_Instructions for the task:_
Scan the data beneath this task and copy each line that includes "matplotlib".

_Data section:_
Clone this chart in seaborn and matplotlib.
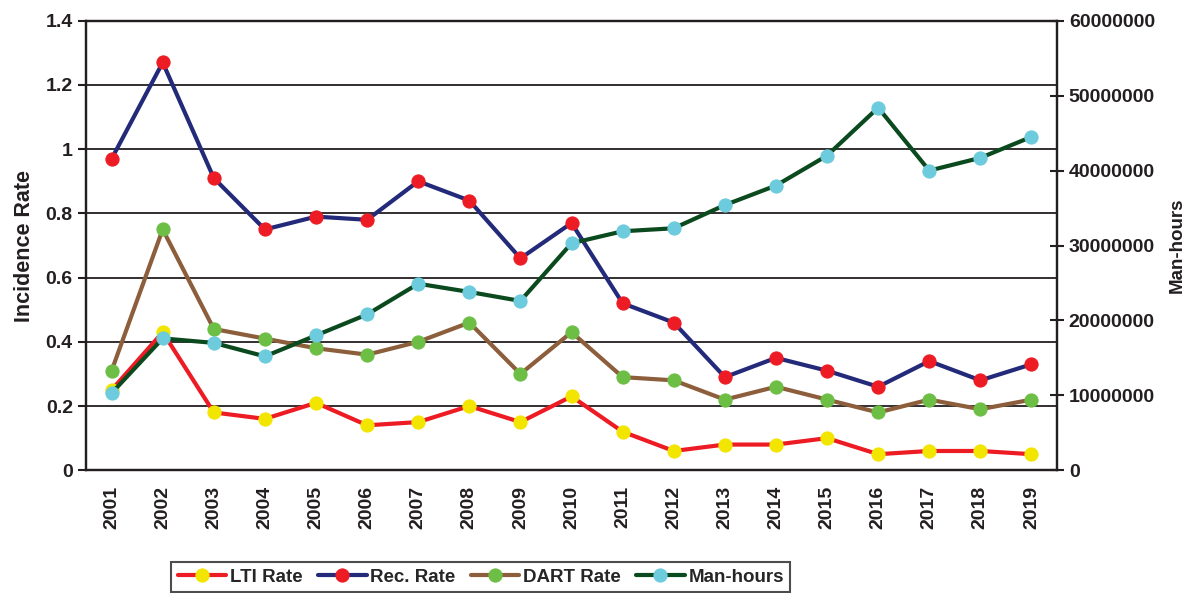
import matplotlib
matplotlib.use("Agg")
import matplotlib.pyplot as plt
import seaborn as sns
import pandas as pd
from matplotlib.ticker import MultipleLocator, FuncFormatter

years = [str(y) for y in range(2001, 2020)]
lti_rate = [0.25, 0.43, 0.18, 0.16, 0.21, 0.14, 0.15, 0.20, 0.15, 0.23,
            0.12, 0.06, 0.08, 0.08, 0.10, 0.05, 0.06, 0.06, 0.05]
rec_rate = [0.97, 1.27, 0.91, 0.75, 0.79, 0.78, 0.90, 0.84, 0.66, 0.77,
            0.52, 0.46, 0.29, 0.35, 0.31, 0.26, 0.34, 0.28, 0.33]
dart_rate = [0.31, 0.75, 0.44, 0.41, 0.38, 0.36, 0.40, 0.46, 0.30, 0.43,
             0.29, 0.28, 0.22, 0.26, 0.22, 0.18, 0.22, 0.19, 0.22]
man_hours = [10300000, 17600000, 17000000, 15200000, 18000000, 20800000,
             24900000, 23800000, 22600000, 30300000, 31900000, 32300000,
             35400000, 38000000, 42000000, 48400000, 40000000, 41700000,
             44500000]

df = pd.DataFrame({"year": years, "LTI Rate": lti_rate, "Rec. Rate": rec_rate,
                   "DART Rate": dart_rate, "Man-hours": man_hours})

sns.set_style("white")
plt.rcParams["font.family"] = ["Liberation Sans", "DejaVu Sans"]
plt.rcParams["font.weight"] = "bold"

fig, ax = plt.subplots(figsize=(11.87, 5.93), dpi=100)
fig.subplots_adjust(left=0.0725, right=0.8905, top=0.965, bottom=0.207)

styles = [
    ("LTI Rate", "#ED1C24", "#F2E600"),
    ("Rec. Rate", "#232A7A", "#ED1C24"),
    ("DART Rate", "#8C5E3C", "#6DBE45"),
]
for col, lc, mc in styles:
    sns.lineplot(data=df, x="year", y=col, ax=ax, color=lc, lw=3,
                 marker="o", markersize=9.5, markerfacecolor=mc,
                 markeredgecolor=mc, label=col, legend=False, zorder=3)

ax2 = ax.twinx()
sns.lineplot(data=df, x="year", y="Man-hours", ax=ax2, color="#0B4A1E", lw=3,
             marker="o", markersize=9.5, markerfacecolor="#6CCBDD",
             markeredgecolor="#6CCBDD", label="Man-hours", legend=False, zorder=3)

ax.set_xlim(-0.5, len(years) - 0.5)
ax.set_ylim(0, 1.4)
ax.yaxis.set_major_locator(MultipleLocator(0.2))
ax.yaxis.set_major_formatter(FuncFormatter(lambda v, p: f"{v:g}"))
ax2.set_ylim(0, 60000000)
ax2.yaxis.set_major_locator(MultipleLocator(10000000))
ax2.yaxis.set_major_formatter(FuncFormatter(lambda v, p: f"{int(v)}"))

ax.grid(axis="y", color="#231F20", lw=1.3)
ax.set_axisbelow(True)
for a in (ax, ax2):
    for s in a.spines.values():
        s.set_color("#231F20")
        s.set_linewidth(1.6)

ax.tick_params(axis="x", direction="out", length=8, width=1.5, color="#231F20",
               labelsize=14, labelrotation=90)
ax.tick_params(axis="y", direction="out", length=6, width=1.5, color="#231F20",
               labelsize=14)
ax2.tick_params(axis="y", direction="inout", length=10, width=1.5, color="#231F20",
                labelsize=14)
for lab in ax.get_xticklabels() + ax.get_yticklabels() + ax2.get_yticklabels():
    lab.set_fontweight("bold")
    lab.set_color("#231F20")

ax.set_xlabel("")
ax.set_ylabel("Incidence Rate", fontsize=15.5, fontweight="bold", color="#231F20",
              labelpad=8)
ax2.set_ylabel("Man-hours", fontsize=13.5, fontweight="bold", color="#231F20",
               labelpad=10)

h1, l1 = ax.get_legend_handles_labels()
h2, l2 = ax2.get_legend_handles_labels()
leg = fig.legend(h1 + h2, l1 + l2, loc="upper center", bbox_to_anchor=(0.405, 0.052),
                 borderaxespad=0, ncol=4, frameon=True, fancybox=False,
                 edgecolor="#231F20", fontsize=13.5, handlelength=2.6,
                 handletextpad=0.2, columnspacing=0.8, borderpad=0.35)
leg.get_frame().set_linewidth(1.5)
for t in leg.get_texts():
    t.set_fontweight("bold")

fig.savefig("out.png", dpi=100)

_Task answer:_
Clone this chart in seaborn and matplotlib.
import matplotlib
matplotlib.use("Agg")
import matplotlib.pyplot as plt
from matplotlib.ticker import MultipleLocator, FuncFormatter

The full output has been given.